Hay temas que me engasan. Como el de para quién se hace el arte. Muchos dicen que es sólo para el propio artista, que la opinión de un público que no está dentro del proceso creativo, es irrelevante. Parada frente a un cuadro de Pollock, es fácil pensar que a Mr. Jackson le valía un pito la opinión del observador. Pero luego están los renacentistas (Leonardo, Miguel Ángel, etc.) que eran mantenidos por familias ricas quienes les daban casa, comida, patrocinio, etc., con tal que pintaran cuadros porque les gustaban. O sea: ser punk está muy bien, hasta que hay que pagar el súper.

La creación conlleva un paso de presentación. Uno no tiene un hijo para esconderlo, al contrario, lo saca y lo enseña orgullosamente al mundo, ya que él haga su propia huella. Algo así podría pensar uno que es cualquier otra cosa. El ejemplo más obvio de querer que un tipo de arte sea apreciado es la comida: nadie cocina para que a la gente no le guste. Pero ni unos huevos. ¿Por qué va a ser diferente con un cuadro, una novela, una canción? Podremos hacerlos para un grupo reducido de gente, obvio no a todo el mundo le va a gustar un plato de lenguas de golondrina (existe, créanme). Pero a más de alguien le entusiasmará y allí encontramos un reconocimiento externo, que tal vez no era nuestra meta principal, pero que se siente bien.

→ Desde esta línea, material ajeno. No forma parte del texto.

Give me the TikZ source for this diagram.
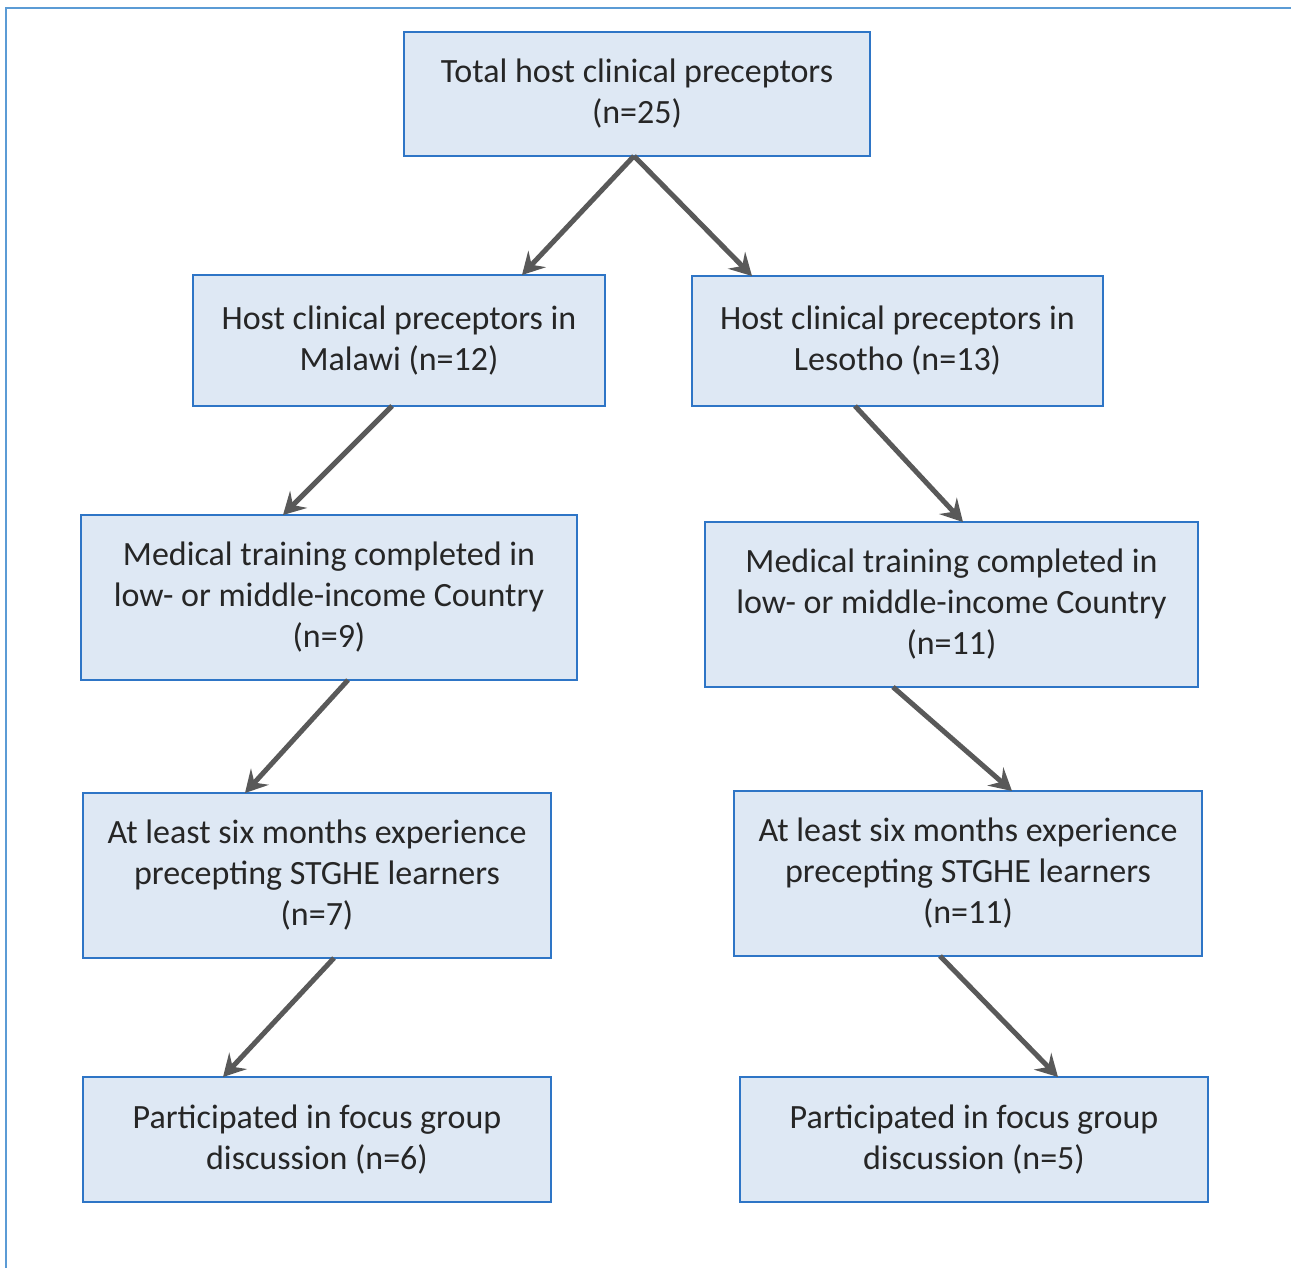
\documentclass[tikz,border=0pt]{standalone}
\usepackage{fontspec}
\setmainfont{Carlito}
\usetikzlibrary{arrows.meta}
\definecolor{boxfill}{HTML}{DEE8F4}
\definecolor{boxline}{HTML}{2E75C6}
\definecolor{frameline}{HTML}{5B9BD5}
\definecolor{arrowgray}{HTML}{595959}
\definecolor{textgray}{HTML}{262626}
\begin{document}
\begin{tikzpicture}[x=1pt,y=-1pt,inner sep=0pt,outer sep=0pt,
flowbox/.style={draw=boxline,fill=boxfill,rectangle,line width=2.5pt,align=center,text=textgray,
  font=\fontsize{34}{41}\selectfont},
flowarrow/.style={draw=arrowgray,line width=5pt,-{Stealth[length=22pt,width=24pt,inset=8pt]}}]
\useasboundingbox (0,0) rectangle (1291,1268);
\draw[frameline,line width=2pt] (1291,8) -- (6,8) -- (6,1268);
\draw (637,94) node[flowbox,minimum width=466pt,minimum height=124pt] (total) {Total host clinical preceptors\\(n=25)};
\draw (399,340.5) node[flowbox,minimum width=412pt,minimum height=131pt] (malawi) {Host clinical preceptors in\\Malawi (n=12)};
\draw (897.5,341) node[flowbox,minimum width=411pt,minimum height=130pt] (lesotho) {Host clinical preceptors in\\Lesotho (n=13)};
\draw (329,597.5) node[flowbox,minimum width=496pt,minimum height=165pt] (medL) {Medical training completed in\\low- or middle-income Country\\(n=9)};
\draw (951.5,604.5) node[flowbox,minimum width=493pt,minimum height=165pt] (medR) {Medical training completed in\\low- or middle-income Country\\(n=11)};
\draw (317,875.5) node[flowbox,minimum width=468pt,minimum height=165pt] (sixL) {At least six months experience\\precepting STGHE learners\\(n=7)};
\draw (968,873.5) node[flowbox,minimum width=468pt,minimum height=165pt] (sixR) {At least six months experience\\precepting STGHE learners\\(n=11)};
\draw (317,1139.5) node[flowbox,minimum width=468pt,minimum height=125pt] (focusL) {Participated in focus group\\discussion (n=6)};
\draw (974,1139.5) node[flowbox,minimum width=468pt,minimum height=125pt] (focusR) {Participated in focus group\\discussion (n=5)};
% connectors
\draw[flowarrow] ([xshift=-3pt]total.south) -- ([xshift=123pt]malawi.north);
\draw[flowarrow] ([xshift=-3pt]total.south) -- ([xshift=-145.5pt]lesotho.north);
\draw[flowarrow] ([xshift=-7pt]malawi.south) -- ([xshift=-46pt]medL.north);
\draw[flowarrow] ([xshift=-42.5pt]lesotho.south) -- ([xshift=11.5pt]medR.north);
\draw[flowarrow] ([xshift=19pt]medL.south) -- ([xshift=-72pt]sixL.north);
\draw[flowarrow] ([xshift=-58.5pt]medR.south) -- ([xshift=44pt]sixR.north);
\draw[flowarrow] ([xshift=17pt]sixL.south) -- ([xshift=-94pt]focusL.north);
\draw[flowarrow] ([xshift=-28pt]sixR.south) -- ([xshift=84pt]focusR.north);
\end{tikzpicture}
\end{document}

Y allí está el punto. Uno hace las cosas porque las tiene que sacar (¿o qué, ustedes creen que las confesadas que a veces me echo por aquí son todas agradables?). Y las crea para que sean auténticas, para que tengan vida propia y, sobre todo, para que ya no lo posean a uno. Esa es la meta principal. Una vez se exorciza una idea, ya se puede compartir. Y se siente muy bien saber que a más de alguno le resuenan las cosas que le rondan a uno por el cerebro. Yo tal vez no me sentiré fascinada por los lienzos violentos de Kandinsky, pero los aprecio. Dudo que, si se hubiera enterado, le importara demasiado. Pero sí un poco.